SAT RESULTS USED to mean scores in the traditional 200 to 800 range for each section of the test, a scale that depended in part on the performance of other students. Today's test taker still gets these, but she also receives her "raw scores," which directly reflect the number of questions she got right and wrong.
A big improvement, say many students and their harried parents-until you learn that it's the original 200 to 800 scores that really matter as far as most admissions officers are concerned.
How does scaled scoring work? The College Board says that a missed question typically means a debit of 20 points. But the higher a student's score overall, the more missed questions will weigh, says Leslie Lukin, director of Assessment and Evaluation at Lincoln Public Schools in Nebraska.
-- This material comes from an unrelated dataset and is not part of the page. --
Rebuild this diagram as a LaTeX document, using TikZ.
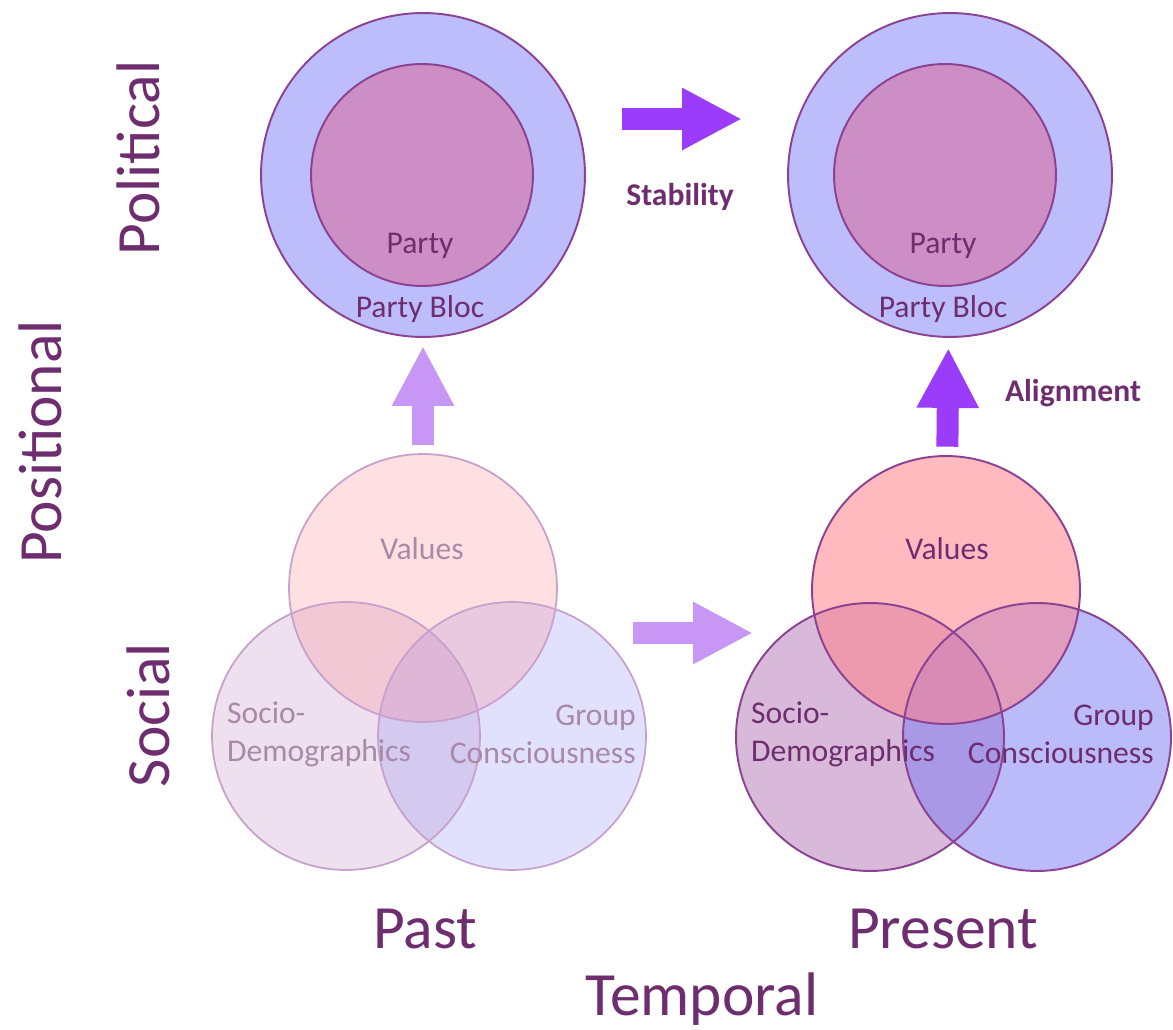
\documentclass[tikz,border=0pt]{standalone}
\usepackage{fontspec}
\setmainfont{Carlito}
\usetikzlibrary{arrows.meta}

\definecolor{bloc}{RGB}{189,189,251}
\definecolor{party}{RGB}{204,142,196}
\definecolor{edge}{RGB}{140,66,146}
\definecolor{ink}{RGB}{110,45,110}
\definecolor{bright}{RGB}{155,60,250}
\definecolor{pale}{RGB}{200,150,245}
\definecolor{valc}{RGB}{255,130,140}
\definecolor{socc}{RGB}{170,100,170}
\definecolor{grpc}{RGB}{120,120,245}
\definecolor{fadeedge}{RGB}{200,160,205}
\definecolor{fadeink}{RGB}{168,138,168}

\begin{document}
\begin{tikzpicture}[x=0.02cm, y=-0.02cm,
  ring/.style={circle, draw=edge, line width=1.1pt, inner sep=0pt},
  venn/.style={circle, inner sep=0pt, minimum size=5.36cm},
  lbl/.style={text=ink, font=\fontsize{18}{21.5}\selectfont},
  hot/.style={text=ink, font=\bfseries\fontsize{18}{21.5}\selectfont},
  big/.style={text=ink, font=\fontsize{35}{42}\selectfont},
  fat/.style={line width=0.44cm, -{Triangle[length=1.2cm, width=1.16cm]}}]
\useasboundingbox (0,0) rectangle (1173,1030);

% political level
\node[ring, fill=bloc, minimum size=6.48cm] (pb) at (423,175) {};
\node[ring, fill=party, minimum size=4.44cm] (pp) at (422,175) {};
\node[lbl, anchor=base] (pt) at (420,254) {Party};
\node[lbl, anchor=base] (pbt) at (420,318) {Party Bloc};

\node[ring, fill=bloc, minimum size=6.48cm] (nb) at (950,175) {};
\node[ring, fill=party, minimum size=4.44cm] (np) at (945,175) {};
\node[lbl, anchor=base] (nt) at (943,254) {Party};
\node[lbl, anchor=base] (nbt) at (943,318) {Party Bloc};

% social level, past (faded)
\node[venn, fill=socc, fill opacity=0.2] (ps) at (346,736) {};
\node[venn, fill=grpc, fill opacity=0.22] (pg) at (512,736) {};
\node[venn, fill=valc, fill opacity=0.25] (pv) at (423,588) {};
\foreach \c in {ps,pg,pv}
  \draw[fadeedge, line width=1pt] (\c.center) circle[radius=2.68cm];
\node[lbl, text=fadeink, anchor=base] (pvt) at (422,559) {Values};
\node[lbl, text=fadeink, anchor=west, align=left] (pst) at (221,734) {Socio-\\Demographics};
\node[lbl, text=fadeink, anchor=east, align=right] (pgt) at (642,734) {Group\\Consciousness};

% social level, present
\node[venn, fill=socc, fill opacity=0.45] (ns) at (870,737) {};
\node[venn, fill=grpc, fill opacity=0.5] (ng) at (1037,737) {};
\node[venn, fill=valc, fill opacity=0.55] (nv) at (946,590) {};
\foreach \c in {ns,ng,nv}
  \draw[edge, line width=1.1pt] (\c.center) circle[radius=2.68cm];
\node[lbl, anchor=base] (nvt) at (947,559) {Values};
\node[lbl, anchor=west, align=left] (nst) at (745,734) {Socio-\\Demographics};
\node[lbl, anchor=east, align=right] (ngt) at (1160,734) {Group\\Consciousness};

% arrows
\coordinate (s1) at (622,119);
\coordinate (s2) at (742,119);
\draw[fat, bright] (s1) -- (s2);
\node[hot] (stab) at (680,197) {Stability};

\coordinate (t1) at (633,633);
\coordinate (t2) at (753,633);
\draw[fat, pale] (t1) -- (t2);

\draw[fat, pale, shorten <=0.18cm, shorten >=0.16cm] (pv) -- (pb);
\draw[fat, bright, shorten <=0.18cm, shorten >=0.2cm] (nv) -- (nb);
\node[hot] (algn) at (1073,393) {Alignment};

% axis labels
\node[big, rotate=90] (pol) at (138,158) {Political};
\node[big, rotate=90] (pos) at (40,442) {Positional};
\node[big, rotate=90] (soc) at (148,715) {Social};
\node[big, anchor=base] (past) at (425,948) {Past};
\node[big, anchor=base] (pres) at (943,948) {Present};
\node[big, anchor=base] (temp) at (702,1015) {Temporal};
\end{tikzpicture}
\end{document}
No small thing, given that more than 20 percent of schools impose minimum scores for admission, and studies indicate that even a 10- or 20-point difference can significantly improve one's chances at more than a third of colleges, according to the National Association for College Admission Counseling. Indeed, says Fitzsimmons, these tests can be "a very blunt instrument."
IN 2005, THE College Board unveiled an updated SAT, designed to restore the test as a measure of ability in at least one area. The main new feature: a 25-minute essay. But it hasn't exactly impressed some admissions officers. "We don't think it's a measure of anything that's supportive of a student's writing ability," says Ann Bowe McDermott, director of admissions at College of the Holy Cross in Massachusetts.
When the test was released, the College Board said the writing section "sends a loud and clear message that strong writing is essential to success in college and beyond." But critics like Robert Yagelski, associate professor of English education at SUNY Albany, disagree, saying the essay section "misunderstands what makes effective writing." One problem is that scoring focuses on organization and tends to ignore factual errors. "It's taking a step away from how students need to write in college," Yagelski says. A College Board spokesperson says the essay "very effectively measures students' writing skills and, in particular, their ability to write concisely, coherently and quickly."